§ **PROVIDED ENTRIES**
-*-*-

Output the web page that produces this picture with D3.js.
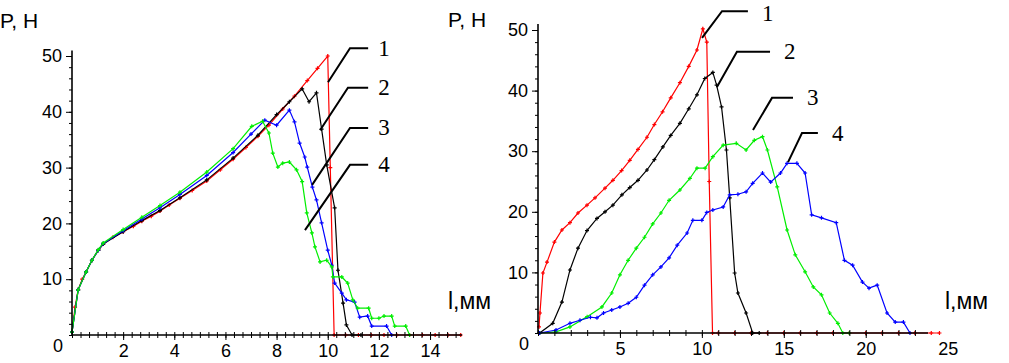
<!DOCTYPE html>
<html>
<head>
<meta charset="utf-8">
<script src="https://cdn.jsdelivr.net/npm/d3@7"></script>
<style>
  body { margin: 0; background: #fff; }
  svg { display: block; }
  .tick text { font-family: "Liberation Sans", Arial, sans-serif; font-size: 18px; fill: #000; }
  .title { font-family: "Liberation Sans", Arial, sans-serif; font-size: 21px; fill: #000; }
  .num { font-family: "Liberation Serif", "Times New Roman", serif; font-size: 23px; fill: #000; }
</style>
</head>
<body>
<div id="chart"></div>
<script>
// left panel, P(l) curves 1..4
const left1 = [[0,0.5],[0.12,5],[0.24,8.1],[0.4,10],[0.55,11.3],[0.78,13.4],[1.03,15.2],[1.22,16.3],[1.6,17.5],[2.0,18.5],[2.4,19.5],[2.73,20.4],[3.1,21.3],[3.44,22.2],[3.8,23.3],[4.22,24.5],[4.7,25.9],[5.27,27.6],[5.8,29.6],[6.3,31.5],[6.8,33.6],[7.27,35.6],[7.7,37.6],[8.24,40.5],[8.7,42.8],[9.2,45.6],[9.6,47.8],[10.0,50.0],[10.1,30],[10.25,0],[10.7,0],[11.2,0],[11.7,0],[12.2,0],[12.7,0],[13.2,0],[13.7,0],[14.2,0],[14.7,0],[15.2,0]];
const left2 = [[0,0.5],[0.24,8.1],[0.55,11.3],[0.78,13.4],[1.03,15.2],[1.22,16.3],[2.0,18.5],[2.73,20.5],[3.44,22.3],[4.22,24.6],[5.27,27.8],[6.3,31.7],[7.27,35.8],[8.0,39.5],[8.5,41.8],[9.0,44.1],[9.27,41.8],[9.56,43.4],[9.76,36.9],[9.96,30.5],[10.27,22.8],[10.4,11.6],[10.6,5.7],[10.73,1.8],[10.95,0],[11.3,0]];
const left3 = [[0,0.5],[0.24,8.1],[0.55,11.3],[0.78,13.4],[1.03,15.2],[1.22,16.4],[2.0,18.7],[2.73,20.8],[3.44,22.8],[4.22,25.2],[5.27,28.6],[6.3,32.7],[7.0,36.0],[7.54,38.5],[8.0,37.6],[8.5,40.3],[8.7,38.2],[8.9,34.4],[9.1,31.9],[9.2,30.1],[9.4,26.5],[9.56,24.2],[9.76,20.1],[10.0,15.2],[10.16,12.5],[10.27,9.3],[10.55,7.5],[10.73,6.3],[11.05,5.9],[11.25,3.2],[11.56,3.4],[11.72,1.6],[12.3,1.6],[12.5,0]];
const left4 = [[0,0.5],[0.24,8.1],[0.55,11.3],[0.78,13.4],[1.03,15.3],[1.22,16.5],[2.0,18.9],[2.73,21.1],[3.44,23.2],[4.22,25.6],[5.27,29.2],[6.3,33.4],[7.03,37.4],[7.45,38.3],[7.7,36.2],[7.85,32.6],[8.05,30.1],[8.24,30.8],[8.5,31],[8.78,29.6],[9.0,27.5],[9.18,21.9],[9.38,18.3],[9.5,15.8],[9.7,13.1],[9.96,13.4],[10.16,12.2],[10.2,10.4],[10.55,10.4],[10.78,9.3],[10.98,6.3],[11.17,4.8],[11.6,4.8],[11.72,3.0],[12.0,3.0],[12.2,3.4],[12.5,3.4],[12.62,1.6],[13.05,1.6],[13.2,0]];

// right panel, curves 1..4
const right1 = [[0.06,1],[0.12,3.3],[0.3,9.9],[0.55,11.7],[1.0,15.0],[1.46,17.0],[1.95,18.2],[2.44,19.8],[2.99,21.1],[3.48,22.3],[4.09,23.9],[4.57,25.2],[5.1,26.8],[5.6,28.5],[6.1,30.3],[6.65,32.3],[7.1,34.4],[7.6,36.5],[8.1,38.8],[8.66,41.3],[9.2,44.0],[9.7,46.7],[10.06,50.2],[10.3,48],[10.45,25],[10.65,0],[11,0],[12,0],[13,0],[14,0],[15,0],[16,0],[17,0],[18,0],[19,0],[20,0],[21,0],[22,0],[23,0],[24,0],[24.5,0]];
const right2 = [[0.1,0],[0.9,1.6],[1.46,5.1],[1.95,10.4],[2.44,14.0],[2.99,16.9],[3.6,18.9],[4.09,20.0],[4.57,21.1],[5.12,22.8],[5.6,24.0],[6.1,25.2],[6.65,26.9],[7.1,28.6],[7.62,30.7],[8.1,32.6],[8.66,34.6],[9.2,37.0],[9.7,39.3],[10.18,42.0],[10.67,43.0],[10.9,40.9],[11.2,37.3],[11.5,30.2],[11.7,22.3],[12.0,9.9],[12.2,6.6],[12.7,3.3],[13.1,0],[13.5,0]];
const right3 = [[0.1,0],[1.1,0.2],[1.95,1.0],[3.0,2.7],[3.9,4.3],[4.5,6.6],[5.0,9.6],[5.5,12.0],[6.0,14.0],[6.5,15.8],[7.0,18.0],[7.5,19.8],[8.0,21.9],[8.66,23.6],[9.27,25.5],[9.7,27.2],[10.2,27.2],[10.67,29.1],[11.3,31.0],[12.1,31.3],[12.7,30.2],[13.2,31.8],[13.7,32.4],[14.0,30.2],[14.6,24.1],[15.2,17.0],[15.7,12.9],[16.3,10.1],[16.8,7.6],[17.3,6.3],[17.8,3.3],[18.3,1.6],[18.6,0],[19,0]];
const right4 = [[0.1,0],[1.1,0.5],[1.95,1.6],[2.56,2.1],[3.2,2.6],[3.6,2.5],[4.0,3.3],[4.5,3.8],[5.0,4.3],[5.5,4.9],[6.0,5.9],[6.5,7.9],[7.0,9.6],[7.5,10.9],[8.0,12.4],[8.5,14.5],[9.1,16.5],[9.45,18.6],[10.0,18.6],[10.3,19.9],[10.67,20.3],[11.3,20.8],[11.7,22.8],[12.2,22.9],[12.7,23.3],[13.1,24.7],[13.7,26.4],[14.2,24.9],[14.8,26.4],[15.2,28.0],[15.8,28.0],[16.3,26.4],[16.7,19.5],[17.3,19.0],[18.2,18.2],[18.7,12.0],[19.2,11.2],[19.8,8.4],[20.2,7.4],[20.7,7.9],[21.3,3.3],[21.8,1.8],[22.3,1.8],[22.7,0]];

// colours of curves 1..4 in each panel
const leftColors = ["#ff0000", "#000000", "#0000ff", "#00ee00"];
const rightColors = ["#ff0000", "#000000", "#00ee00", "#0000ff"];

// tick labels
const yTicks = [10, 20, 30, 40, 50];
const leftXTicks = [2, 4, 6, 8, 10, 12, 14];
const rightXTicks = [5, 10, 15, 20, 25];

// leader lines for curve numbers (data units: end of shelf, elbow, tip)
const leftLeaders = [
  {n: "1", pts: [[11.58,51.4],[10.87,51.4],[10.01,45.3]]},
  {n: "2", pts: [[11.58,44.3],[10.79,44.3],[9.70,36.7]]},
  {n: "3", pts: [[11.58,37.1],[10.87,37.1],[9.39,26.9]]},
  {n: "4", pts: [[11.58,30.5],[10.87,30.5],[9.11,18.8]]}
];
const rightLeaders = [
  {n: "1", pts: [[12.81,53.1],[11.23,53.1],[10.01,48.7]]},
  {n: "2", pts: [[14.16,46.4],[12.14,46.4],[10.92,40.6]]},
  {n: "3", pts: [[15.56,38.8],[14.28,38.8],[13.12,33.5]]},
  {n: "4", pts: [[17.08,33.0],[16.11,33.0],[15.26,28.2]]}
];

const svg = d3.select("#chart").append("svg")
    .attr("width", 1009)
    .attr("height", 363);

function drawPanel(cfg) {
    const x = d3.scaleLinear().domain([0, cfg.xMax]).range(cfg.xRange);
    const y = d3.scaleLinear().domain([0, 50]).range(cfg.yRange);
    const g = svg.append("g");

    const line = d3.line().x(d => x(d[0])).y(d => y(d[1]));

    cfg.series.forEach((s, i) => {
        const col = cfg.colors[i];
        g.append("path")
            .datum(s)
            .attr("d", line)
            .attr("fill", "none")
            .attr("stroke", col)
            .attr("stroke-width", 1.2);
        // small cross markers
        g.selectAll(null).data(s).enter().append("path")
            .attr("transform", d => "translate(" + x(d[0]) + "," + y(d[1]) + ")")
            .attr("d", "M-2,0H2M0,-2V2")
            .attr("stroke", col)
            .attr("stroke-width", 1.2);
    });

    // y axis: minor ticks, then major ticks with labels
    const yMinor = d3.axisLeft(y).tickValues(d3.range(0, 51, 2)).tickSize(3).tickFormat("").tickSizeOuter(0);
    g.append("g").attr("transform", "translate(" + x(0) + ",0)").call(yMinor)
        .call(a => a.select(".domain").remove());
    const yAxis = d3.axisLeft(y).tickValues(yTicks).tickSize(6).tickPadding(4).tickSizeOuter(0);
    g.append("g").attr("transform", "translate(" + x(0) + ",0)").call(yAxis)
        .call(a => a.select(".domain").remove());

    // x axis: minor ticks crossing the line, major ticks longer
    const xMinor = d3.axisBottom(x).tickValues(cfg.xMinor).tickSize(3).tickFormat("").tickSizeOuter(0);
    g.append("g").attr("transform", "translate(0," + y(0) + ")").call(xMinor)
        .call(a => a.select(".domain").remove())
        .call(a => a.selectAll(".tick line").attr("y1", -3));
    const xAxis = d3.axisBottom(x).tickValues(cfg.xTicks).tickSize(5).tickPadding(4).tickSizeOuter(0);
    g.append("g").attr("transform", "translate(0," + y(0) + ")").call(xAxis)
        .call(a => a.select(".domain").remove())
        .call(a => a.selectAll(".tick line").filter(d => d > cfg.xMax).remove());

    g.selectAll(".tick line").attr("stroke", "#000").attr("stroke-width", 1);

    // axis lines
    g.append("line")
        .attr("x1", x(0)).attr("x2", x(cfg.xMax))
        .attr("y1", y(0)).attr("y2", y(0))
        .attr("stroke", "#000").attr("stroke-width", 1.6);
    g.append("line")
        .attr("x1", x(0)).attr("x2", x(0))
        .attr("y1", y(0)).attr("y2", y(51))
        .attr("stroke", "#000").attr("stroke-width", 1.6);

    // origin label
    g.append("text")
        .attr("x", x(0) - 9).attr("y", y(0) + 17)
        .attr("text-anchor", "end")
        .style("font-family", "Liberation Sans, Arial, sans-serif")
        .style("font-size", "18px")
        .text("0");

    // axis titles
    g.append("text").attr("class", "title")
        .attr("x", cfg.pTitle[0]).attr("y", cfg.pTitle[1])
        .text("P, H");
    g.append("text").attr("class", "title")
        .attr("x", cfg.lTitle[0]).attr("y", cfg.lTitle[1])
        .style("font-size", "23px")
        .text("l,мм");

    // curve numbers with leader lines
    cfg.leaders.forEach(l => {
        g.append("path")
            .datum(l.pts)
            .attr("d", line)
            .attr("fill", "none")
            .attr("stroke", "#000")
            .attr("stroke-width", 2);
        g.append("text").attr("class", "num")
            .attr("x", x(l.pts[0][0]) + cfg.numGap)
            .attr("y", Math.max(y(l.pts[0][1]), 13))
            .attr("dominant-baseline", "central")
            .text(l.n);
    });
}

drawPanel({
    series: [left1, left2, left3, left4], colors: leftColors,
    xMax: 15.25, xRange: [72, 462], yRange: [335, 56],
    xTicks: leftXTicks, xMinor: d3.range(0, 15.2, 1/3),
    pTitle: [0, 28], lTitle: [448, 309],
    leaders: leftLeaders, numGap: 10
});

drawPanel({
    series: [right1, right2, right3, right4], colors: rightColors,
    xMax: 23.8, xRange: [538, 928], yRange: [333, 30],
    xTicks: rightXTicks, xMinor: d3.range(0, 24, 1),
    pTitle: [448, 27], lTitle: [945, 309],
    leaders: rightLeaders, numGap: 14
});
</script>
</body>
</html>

-*-*-

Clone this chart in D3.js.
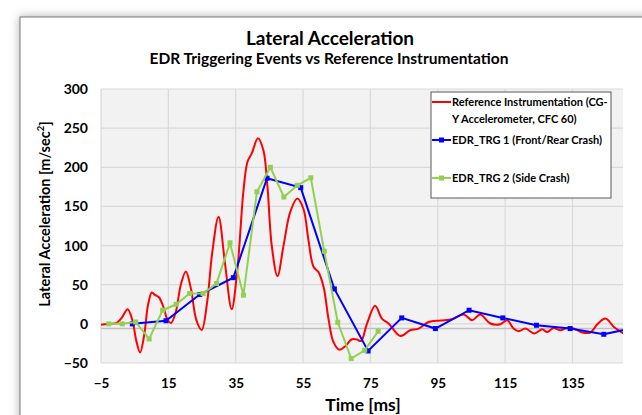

-*-*-

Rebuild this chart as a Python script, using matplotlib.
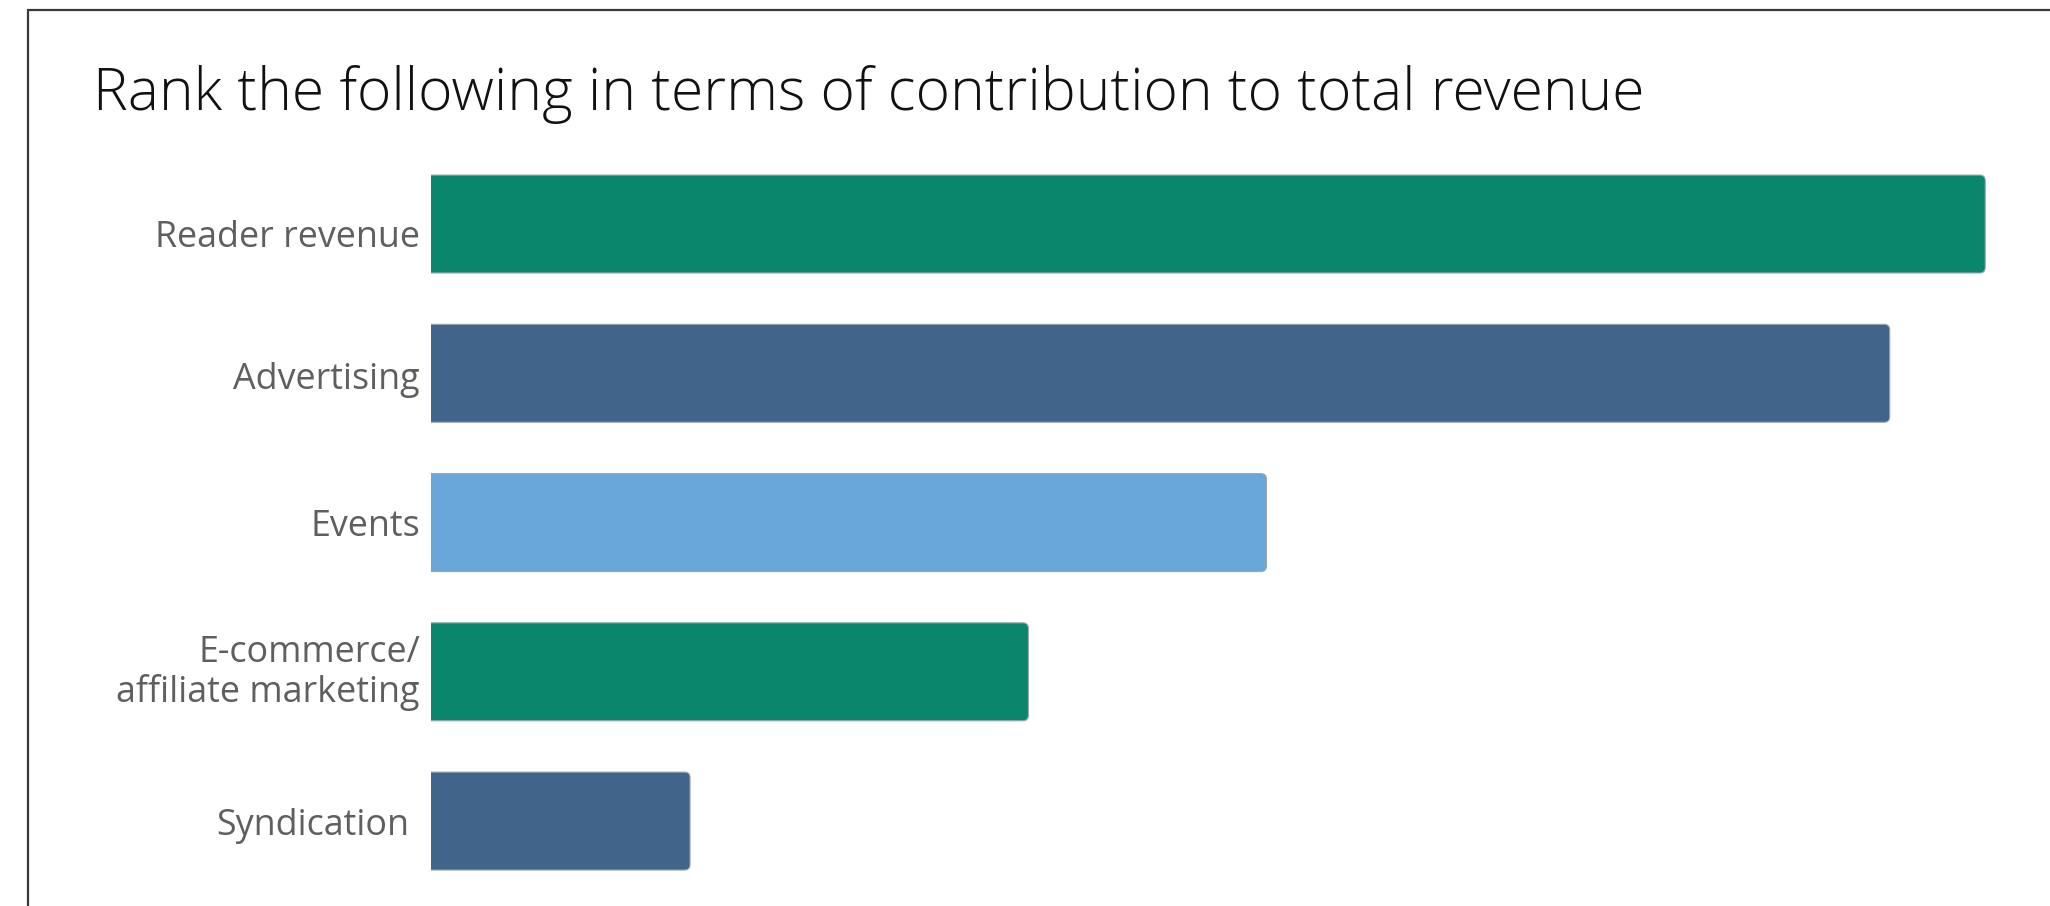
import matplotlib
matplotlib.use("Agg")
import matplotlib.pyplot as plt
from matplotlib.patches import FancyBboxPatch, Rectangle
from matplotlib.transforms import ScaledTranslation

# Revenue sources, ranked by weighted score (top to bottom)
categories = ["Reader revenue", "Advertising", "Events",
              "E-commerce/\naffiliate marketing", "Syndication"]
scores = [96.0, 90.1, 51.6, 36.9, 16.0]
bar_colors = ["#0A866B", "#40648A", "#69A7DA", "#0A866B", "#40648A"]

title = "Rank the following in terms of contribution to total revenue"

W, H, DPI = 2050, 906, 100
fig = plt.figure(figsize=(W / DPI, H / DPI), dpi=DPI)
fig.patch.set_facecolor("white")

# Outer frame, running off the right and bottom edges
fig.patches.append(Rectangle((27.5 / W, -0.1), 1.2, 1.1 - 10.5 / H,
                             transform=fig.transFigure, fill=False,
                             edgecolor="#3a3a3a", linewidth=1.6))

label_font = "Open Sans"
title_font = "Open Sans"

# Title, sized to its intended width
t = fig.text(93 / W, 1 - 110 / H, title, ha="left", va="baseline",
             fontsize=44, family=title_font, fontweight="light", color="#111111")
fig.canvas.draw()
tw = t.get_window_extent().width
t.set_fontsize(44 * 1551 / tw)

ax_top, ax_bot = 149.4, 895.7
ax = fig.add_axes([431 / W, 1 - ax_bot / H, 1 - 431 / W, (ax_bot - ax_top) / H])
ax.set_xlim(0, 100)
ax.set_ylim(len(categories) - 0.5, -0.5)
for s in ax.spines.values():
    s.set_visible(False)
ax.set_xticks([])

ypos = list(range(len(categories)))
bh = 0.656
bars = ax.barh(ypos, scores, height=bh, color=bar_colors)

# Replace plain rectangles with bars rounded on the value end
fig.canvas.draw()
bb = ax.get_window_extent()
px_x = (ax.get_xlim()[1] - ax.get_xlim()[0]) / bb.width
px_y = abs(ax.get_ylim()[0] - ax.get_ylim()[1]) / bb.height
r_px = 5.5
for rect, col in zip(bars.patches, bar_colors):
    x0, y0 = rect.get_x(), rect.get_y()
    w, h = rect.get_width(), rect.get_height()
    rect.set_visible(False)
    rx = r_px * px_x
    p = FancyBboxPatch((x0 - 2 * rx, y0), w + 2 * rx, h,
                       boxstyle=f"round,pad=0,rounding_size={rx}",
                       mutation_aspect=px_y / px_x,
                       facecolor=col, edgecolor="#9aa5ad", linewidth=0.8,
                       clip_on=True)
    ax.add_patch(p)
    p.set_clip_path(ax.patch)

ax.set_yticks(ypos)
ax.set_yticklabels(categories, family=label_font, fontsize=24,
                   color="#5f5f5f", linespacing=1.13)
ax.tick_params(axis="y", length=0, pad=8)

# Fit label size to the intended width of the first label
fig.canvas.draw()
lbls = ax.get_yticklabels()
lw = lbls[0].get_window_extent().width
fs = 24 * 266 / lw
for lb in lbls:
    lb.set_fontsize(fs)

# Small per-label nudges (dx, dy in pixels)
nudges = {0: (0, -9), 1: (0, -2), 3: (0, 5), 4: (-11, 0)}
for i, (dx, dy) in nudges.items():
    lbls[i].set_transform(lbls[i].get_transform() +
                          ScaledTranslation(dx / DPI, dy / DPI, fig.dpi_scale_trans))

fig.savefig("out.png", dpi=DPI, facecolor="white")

-*-*-

§ **PROBLEM REQUIREMENTS**
Count the lines of the material that include the word "with", then report only the total.

§ **EXERCISE SOLUTION**
4